GCS (Google Cloud Storage)
Connect your GCS bucket to Bauplan by creating an automated sync with the S3 bucket linked to your Bauplan lakehouse. This lets you run pipelines with all the safety and correctness guarantees of Bauplan, without moving from your current landing zone or relying on laborious manual processes.
For querying the results of Bauplan pipelines from an external engine (e.g. BigQuery) without any data copy, please refer to the warehouse integration section.
We recommend using the Enhanced AWS DataSync service to transfer files between cloud providers. The Enhanced mode avoids deploying a data agent as additional infrastructure to provision and manage, and guarantees higher performance and bandwidth compared to the Basic mode. The mental model is straightforward: DataSync takes a source (your GCS bucket) and a destination (the S3 bucket associated with Bauplan), and periodically and incrementally keeps the two in sync.
We report below the major logical steps as an overview of the process, but please refer to the latest DataSync documentation for specific details, pricing, and advanced networking options.

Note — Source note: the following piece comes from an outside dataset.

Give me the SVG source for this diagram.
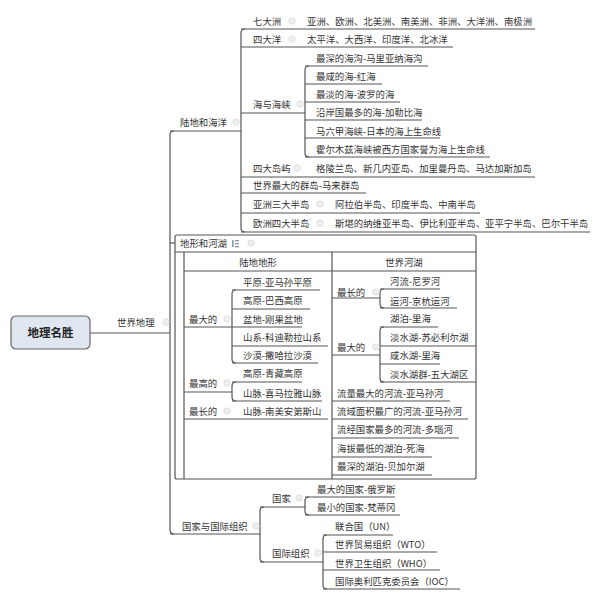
<svg xmlns="http://www.w3.org/2000/svg" width="600" height="610" viewBox="0 0 600 610">
<style>
text{font-family:"Noto Sans CJK SC","Liberation Sans",sans-serif;font-size:9.4px;fill:#333}
.c{text-anchor:middle}
.ln{fill:none;stroke:#555;stroke-width:1.2}
.ic{fill:#efefef;stroke:#dcdcdc;stroke-width:0.8}
.root{fill:#dfe6ef;stroke:#666;stroke-width:1.2}
.rt{font-size:11.5px;font-weight:bold;fill:#222}
.tb{fill:none;stroke:#555;stroke-width:1.2}
</style>
<rect width="600" height="610" fill="#fff"/>
<g id="n-table">
<rect class="tb" x="175" y="235" width="301" height="244" rx="2"/>
<path class="ln" d="M175 252 H476 M184 252 V479 M184 271 H476 M332 252 V479"/>
<text x="180" y="246.5">地形和河湖</text>
<g fill="#8a9ab0"><rect x="232" y="240" width="1.6" height="7"/><rect x="235" y="240" width="4" height="1.4"/><rect x="235" y="243" width="4" height="1.4"/><rect x="235" y="246" width="4" height="1.4"/></g>
<circle class="ic" cx="251" cy="243" r="3.2"/>
<text class="c" x="258" y="265.5">陆地地形</text>
<text class="c" x="404" y="265.5">世界河湖</text>
</g>
<g id="connectors">
<path class="ln" d="M90 333 H170"/>
<path class="ln" d="M174 131 Q170 131 170 135 V530 Q170 534 174 534"/>
<path class="ln" d="M170 131 H241"/>
<path class="ln" d="M170 243 H175"/>
<path class="ln" d="M170 534 H260"/>
<path class="ln" d="M245 29 Q241 29 241 33 V228 Q241 232 245 232"/>
<path class="ln" d="M241 29 H535"/>
<path class="ln" d="M241 47 H453"/>
<path class="ln" d="M241 113 H305"/>
<path class="ln" d="M241 177 H535"/>
<path class="ln" d="M241 193 H366"/>
<path class="ln" d="M241 213 H480"/>
<path class="ln" d="M241 232 H590"/>
<path class="ln" d="M309 66 Q305 66 305 70 V153 Q305 157 309 157"/>
<path class="ln" d="M305 66 H428"/>
<path class="ln" d="M305 84 H382"/>
<path class="ln" d="M305 102 H400"/>
<path class="ln" d="M305 120 H422"/>
<path class="ln" d="M305 138 H440"/>
<path class="ln" d="M305 157 H490"/>
<path class="ln" d="M184 327 H232"/>
<path class="ln" d="M236 290 Q232 290 232 294 V359 Q232 363 236 363"/>
<path class="ln" d="M232 290 H320"/>
<path class="ln" d="M232 309 H310"/>
<path class="ln" d="M232 327 H302"/>
<path class="ln" d="M232 346 H328"/>
<path class="ln" d="M232 363 H318"/>
<path class="ln" d="M184 392 H232"/>
<path class="ln" d="M236 382 Q232 382 232 386 V397 Q232 401 236 401"/>
<path class="ln" d="M232 382 H302"/>
<path class="ln" d="M232 401 H322"/>
<path class="ln" d="M184 419 H328"/>
<path class="ln" d="M332 298 H380"/>
<path class="ln" d="M384 289 Q380 289 380 293 V304 Q380 308 384 308"/>
<path class="ln" d="M380 289 H440"/>
<path class="ln" d="M380 308 H457"/>
<path class="ln" d="M332 355 H380"/>
<path class="ln" d="M384 327 Q380 327 380 331 V378 Q380 382 384 382"/>
<path class="ln" d="M380 327 H438"/>
<path class="ln" d="M380 346 H476"/>
<path class="ln" d="M380 364 H440"/>
<path class="ln" d="M380 382 H476"/>
<path class="ln" d="M332 401 H450"/>
<path class="ln" d="M332 419 H468"/>
<path class="ln" d="M332 438 H459"/>
<path class="ln" d="M332 457 H432"/>
<path class="ln" d="M332 475 H432"/>
<path class="ln" d="M264 507 Q260 507 260 511 V558 Q260 562 264 562"/>
<path class="ln" d="M260 507 H305"/>
<path class="ln" d="M309 497 Q305 497 305 501 V511 Q305 515 309 515"/>
<path class="ln" d="M305 497 H395"/>
<path class="ln" d="M305 515 H400"/>
<path class="ln" d="M260 562 H323"/>
<path class="ln" d="M327 535 Q323 535 323 539 V585 Q323 589 327 589"/>
<path class="ln" d="M323 535 H393"/>
<path class="ln" d="M323 552 H437"/>
<path class="ln" d="M323 570 H440"/>
<path class="ln" d="M323 589 H460"/>
</g>
<g id="root">
<rect class="root" x="11" y="316" width="79" height="33" rx="5"/>
<text class="rt c" x="50.5" y="337">地理名胜</text>
</g>
<g id="n-world"><text x="117" y="325.5">世界地理</text><circle class="ic" cx="166" cy="322" r="3.2"/></g>
<g id="n-landsea"><text x="180" y="125.5">陆地和海洋</text><circle class="ic" cx="236" cy="122" r="3.2"/></g>
<g id="n-7"><text x="253" y="24.5">七大洲</text><circle class="ic" cx="292" cy="21" r="3.2"/><text x="307" y="24.5">亚洲、欧洲、北美洲、南美洲、非洲、大洋洲、南极洲</text></g>
<g id="n-4o"><text x="253" y="42.5">四大洋</text><circle class="ic" cx="292" cy="39" r="3.2"/><text x="307" y="42.5">太平洋、大西洋、印度洋、北冰洋</text></g>
<g id="n-seas"><text x="253" y="107.5">海与海峡</text><circle class="ic" cx="300" cy="104" r="3.2"/></g>
<g id="n-s1"><text x="316" y="61.5">最深的海沟-马里亚纳海沟</text></g>
<g id="n-s2"><text x="316" y="79.5">最咸的海-红海</text></g>
<g id="n-s3"><text x="316" y="98">最淡的海-波罗的海</text></g>
<g id="n-s4"><text x="316" y="116">沿岸国最多的海-加勒比海</text></g>
<g id="n-s5"><text x="316" y="134.5">马六甲海峡-日本的海上生命线</text></g>
<g id="n-s6"><text x="316" y="153">霍尔木兹海峡被西方国家誉为海上生命线</text></g>
<g id="n-4i"><text x="253" y="172">四大岛屿</text><circle class="ic" cx="297" cy="168" r="3.2"/><text x="316" y="172">格陵兰岛、新几内亚岛、加里曼丹岛、马达加斯加岛</text></g>
<g id="n-arch"><text x="253" y="189">世界最大的群岛-马来群岛</text></g>
<g id="n-asia"><text x="253" y="208">亚洲三大半岛</text><circle class="ic" cx="320" cy="204" r="3.2"/><text x="335" y="208">阿拉伯半岛、印度半岛、中南半岛</text></g>
<g id="n-eu"><text x="253" y="227">欧洲四大半岛</text><circle class="ic" cx="320" cy="223" r="3.2"/><text x="335" y="227">斯堪的纳维亚半岛、伊比利亚半岛、亚平宁半岛、巴尔干半岛</text></g>
<g id="n-lmax"><text x="189" y="322.5">最大的</text><circle class="ic" cx="227" cy="319" r="3.2"/></g>
<g id="n-l1"><text x="243" y="285.5">平原-亚马孙平原</text></g>
<g id="n-l2"><text x="243" y="303.5">高原-巴西高原</text></g>
<g id="n-l3"><text x="243" y="322.5">盆地-刚果盆地</text></g>
<g id="n-l4"><text x="243" y="340.5">山系-科迪勒拉山系</text></g>
<g id="n-l5"><text x="243" y="358.5">沙漠-撒哈拉沙漠</text></g>
<g id="n-lhigh"><text x="189" y="386.5">最高的</text><circle class="ic" cx="227" cy="383" r="3.2"/></g>
<g id="n-l6"><text x="243" y="376.5">高原-青藏高原</text></g>
<g id="n-l7"><text x="243" y="396.5">山脉-喜马拉雅山脉</text></g>
<g id="n-llong"><text x="189" y="414.5">最长的</text><circle class="ic" cx="227" cy="411" r="3.2"/><text x="243" y="414.5">山脉-南美安第斯山</text></g>
<g id="n-rlong"><text x="337" y="295.5">最长的</text><circle class="ic" cx="376" cy="292" r="3.2"/></g>
<g id="n-r1"><text x="390" y="284.5">河流-尼罗河</text></g>
<g id="n-r2"><text x="390" y="304.5">运河-京杭运河</text></g>
<g id="n-rmax"><text x="337" y="350.5">最大的</text><circle class="ic" cx="376" cy="347" r="3.2"/></g>
<g id="n-r3"><text x="390" y="321.5">湖泊-里海</text></g>
<g id="n-r4"><text x="390" y="340.5">淡水湖-苏必利尔湖</text></g>
<g id="n-r5"><text x="390" y="358.5">咸水湖-里海</text></g>
<g id="n-r6"><text x="390" y="377.5">淡水湖群-五大湖区</text></g>
<g id="n-r7"><text x="337" y="396.5">流量最大的河流-亚马孙河</text></g>
<g id="n-r8"><text x="337" y="414.5">流域面积最广的河流-亚马孙河</text></g>
<g id="n-r9"><text x="337" y="432.5">流经国家最多的河流-多瑙河</text></g>
<g id="n-r10"><text x="337" y="451.5">海拔最低的湖泊-死海</text></g>
<g id="n-r11"><text x="337" y="470">最深的湖泊-贝加尔湖</text></g>
<g id="n-co"><text x="182" y="529.5">国家与国际组织</text><circle class="ic" cx="256" cy="526" r="3.2"/></g>
<g id="n-country"><text x="272" y="501.5">国家</text><circle class="ic" cx="299" cy="498" r="3.2"/></g>
<g id="n-c1"><text x="317" y="492.5">最大的国家-俄罗斯</text></g>
<g id="n-c2"><text x="317" y="510.5">最小的国家-梵蒂冈</text></g>
<g id="n-org"><text x="272" y="556.5">国际组织</text><circle class="ic" cx="318" cy="553" r="3.2"/></g>
<g id="n-o1"><text x="335" y="529.5">联合国（UN）</text></g>
<g id="n-o2"><text x="335" y="547.5">世界贸易组织（WTO）</text></g>
<g id="n-o3"><text x="335" y="566.5">世界卫生组织（WHO）</text></g>
<g id="n-o4"><text x="335" y="584.5">国际奥利匹克委员会（IOC）</text></g>
</svg>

When to use this integration
- You want to run Bauplan pipelines on data in object storage, but your landing zone is on GCS rather than S3.
Prerequisites
- A GCS bucket storing Parquet, CSV, or JSONL files as your landing zone for raw data.
- A GCP account with permissions to create a service account and the related HMAC key (needed for AWS authentication for the data sync).
- An S3 bucket that stores your Bauplan table data and Iceberg metadata.
- An AWS account with permissions to create DataSync tasks.
Step 1. Create the source and destination locations
After the accounts are set up, create two locations in DataSync: one corresponding to the S3 bucket and path devoted to receiving raw data that Bauplan will manage as a lakehouse (e.g. s3://mybucketforbauplan/raw/), and one corresponding to your current GCS bucket receiving raw data from your sources (e.g. from Fivetran, Confluent, etc.). For full instructions, refer to the DataSync documentation.
Step 2. Create the sync task
Now create a task. In the Enhanced mode, there are a few options to choose from.
By design, you cannot copy object tags (GCS APIs do not support them) and cannot select sub-60-minute latency. For the copying logic, we recommend performing incremental changes only and keeping deleted files as an additional failsafe: since OLAP patterns rely on immutable files, these configurations should guarantee a robust syncing process.
Once you start the task, DataSync will automatically perform the copying and syncing for you, and Bauplan will be able to load and transform the data in the now-synced bucket.